Taking it to the bridge:
Average White Band, London, June 5, 1973 (from left) Hamish Stuart, Robbie McIntosh, Alan Gorrie, Malcolm ‘Molly’ Duncan, Onnie McIntyre, Roger Ball.
Photograph by BRIAN COOKE
Funk soul brothers from Dundee, they toiled in the London clubs before finding their chemistry in 1972. Then, playing with Bonnie Bramlett and Clapton brought them to the attention of Jerry Wexler and Atlantic Records. But as their Stateside star began to rise in ’74, drummer Robbie McIntosh died of an accidental heroin overdose. “It was moving like a rocket,” recall the band and intimates, “and then it was immediate crash and burn.”

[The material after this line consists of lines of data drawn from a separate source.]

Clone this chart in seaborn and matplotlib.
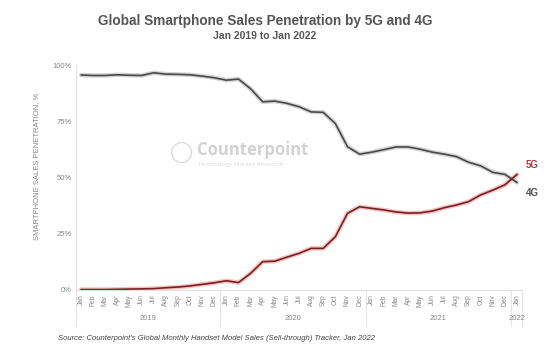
import matplotlib
matplotlib.use("Agg")
import matplotlib.pyplot as plt
import seaborn as sns
import pandas as pd

# Data (monthly, Jan 2019 .. Jan 2022)
months = ["Jan", "Feb", "Mar", "Apr", "May", "Jun", "Jul", "Aug", "Sep", "Oct", "Nov", "Dec"] * 3 + ["Jan"]
years = ["2019", "2020", "2021", "2022"]

share_4g = [95.6, 95.4, 95.4, 95.7, 95.5, 95.4, 96.6, 96.0, 95.9, 95.7, 95.1, 94.4,
            93.3, 93.8, 89.5, 83.7, 84.0, 83.0, 81.5, 79.2, 79.0, 74.0, 63.7, 60.4,
            61.3, 62.4, 63.6, 63.6, 62.6, 61.3, 60.4, 59.3, 56.8, 55.2, 52.3, 51.4,
            47.8]
share_5g = [0.2, 0.2, 0.2, 0.3, 0.4, 0.5, 0.6, 1.0, 1.3, 1.8, 2.5, 3.2,
            4.1, 3.3, 7.4, 12.6, 12.8, 14.6, 16.3, 18.5, 18.5, 23.7, 34.1, 37.0,
            36.3, 35.6, 34.7, 34.2, 34.3, 35.1, 36.6, 37.8, 39.3, 42.3, 44.4, 46.8,
            51.4]

df = pd.DataFrame({
    "idx": list(range(len(months))) * 2,
    "share": share_4g + share_5g,
    "tech": ["4G"] * len(months) + ["5G"] * len(months),
})

sns.set_style("white")
plt.rcParams["font.family"] = ["Liberation Sans", "DejaVu Sans"]

fig = plt.figure(figsize=(5.6, 3.53), dpi=100)
ax = fig.add_axes([0.136, 0.1785, 0.796, 0.637])

# soft glow under the lines
sns.lineplot(data=df[df.tech == "4G"], x="idx", y="share", color="#b8b8b8", linewidth=3.2,
             alpha=0.6, ax=ax, legend=False)
sns.lineplot(data=df[df.tech == "5G"], x="idx", y="share", color="#f0a8a8", linewidth=3.2,
             alpha=0.7, ax=ax, legend=False)
sns.lineplot(data=df, x="idx", y="share", hue="tech", palette={"4G": "#4a4a4a", "5G": "#7a1f1f"},
             linewidth=1.2, ax=ax, legend=False)

ax.set_xlim(-0.4, len(months) - 0.6)
ax.set_ylim(0, 100)
ax.set_yticks([0, 25, 50, 75, 100])
ax.set_yticklabels([f"{v}%" for v in [0, 25, 50, 75, 100]], fontsize=5.5, color="#888888")
ax.set_xticks(range(len(months)))
ax.set_xticklabels(months, rotation=90, fontsize=4.8, color="#888888")
ax.tick_params(axis="both", length=0, pad=3)
ax.set_xlabel("")
ax.set_ylabel("SMARTPHONE SALES PENETRATION, %", fontsize=5.5, color="#888888", labelpad=10)
ax.yaxis.set_label_coords(-0.081, 0.55)

for s in ["top", "right"]:
    ax.spines[s].set_visible(False)
for s in ["left", "bottom"]:
    ax.spines[s].set_color("#e0e0e0")
    ax.spines[s].set_linewidth(0.8)

# year separators and year labels
trans = ax.get_xaxis_transform()
for b in [-0.4, 11.5, 23.5, 35.5, len(months) - 0.6]:
    ax.plot([b, b], [0, -0.16], transform=trans, color="#e6e6e6", lw=0.8, clip_on=False)
for i, y in enumerate(years):
    xc = 5.5 + 12 * i if i < 3 else 36
    ax.text(xc, -0.125, y, transform=trans, ha="center", va="center", fontsize=5.5, color="#888888")

# end labels
ax.text(len(months) - 0.3, share_5g[-1] + 4, "5G", fontsize=7, fontweight="bold", color="#b03a3a",
        ha="left", va="center")
ax.text(len(months) - 0.3, share_4g[-1] - 4.5, "4G", fontsize=7, fontweight="bold", color="#505050",
        ha="left", va="center")

# watermark
fig.text(0.325, 0.568, "\u25EF", fontsize=15, color="#d8d8d8", ha="center", va="center")
fig.text(0.352, 0.575, "Counterpoint", fontsize=12, fontweight="bold", color="#d2d2d2",
         ha="left", va="center", family=["Open Sans", "DejaVu Sans"])
fig.text(0.354, 0.535, "Technology Market Research", fontsize=4.6, color="#dadada",
         ha="left", va="center", family=["Open Sans", "DejaVu Sans"])

fig.text(0.473, 0.94, "Global Smartphone Sales Penetration by 5G and 4G", fontsize=9.8,
         fontweight="bold", color="#555555", ha="center", va="center")
fig.text(0.473, 0.898, "Jan 2019 to Jan 2022", fontsize=7.5, fontweight="bold", color="#555555",
         ha="center", va="center")
fig.text(0.104, 0.042, "Source: Counterpoint's Global Monthly Handset Model Sales (Sell-through) Tracker, Jan 2022",
         fontsize=5.5, style="italic", color="#444444", ha="left", va="center")

fig.savefig("out.png", dpi=100)
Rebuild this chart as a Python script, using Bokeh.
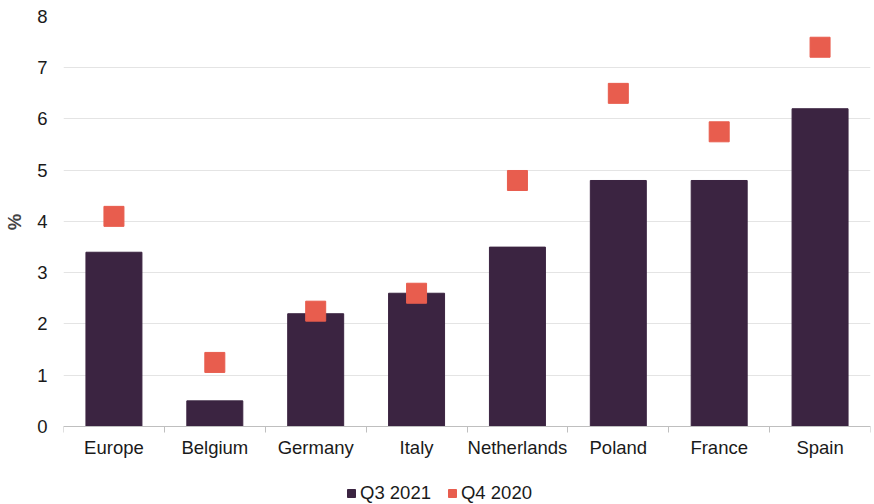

Alan Gorrie: In 1964 I was at Duncan Of Jordanstone School Of Art & Design in Dundee with Molly [Malcolm Duncan, sax] and Roger [Ball, sax, keyboards]. I was going to the Blue Workshop in Perth where musicians played jazz, blues, R&B together. Molly and Roger came with me, and Robbie [McIntosh, drums] passed through a couple of times. He was 15 and blew us all away. That was the sperm of Average White Band. Then in late ’66 I moved to London. You had to go to London to ‘make it’.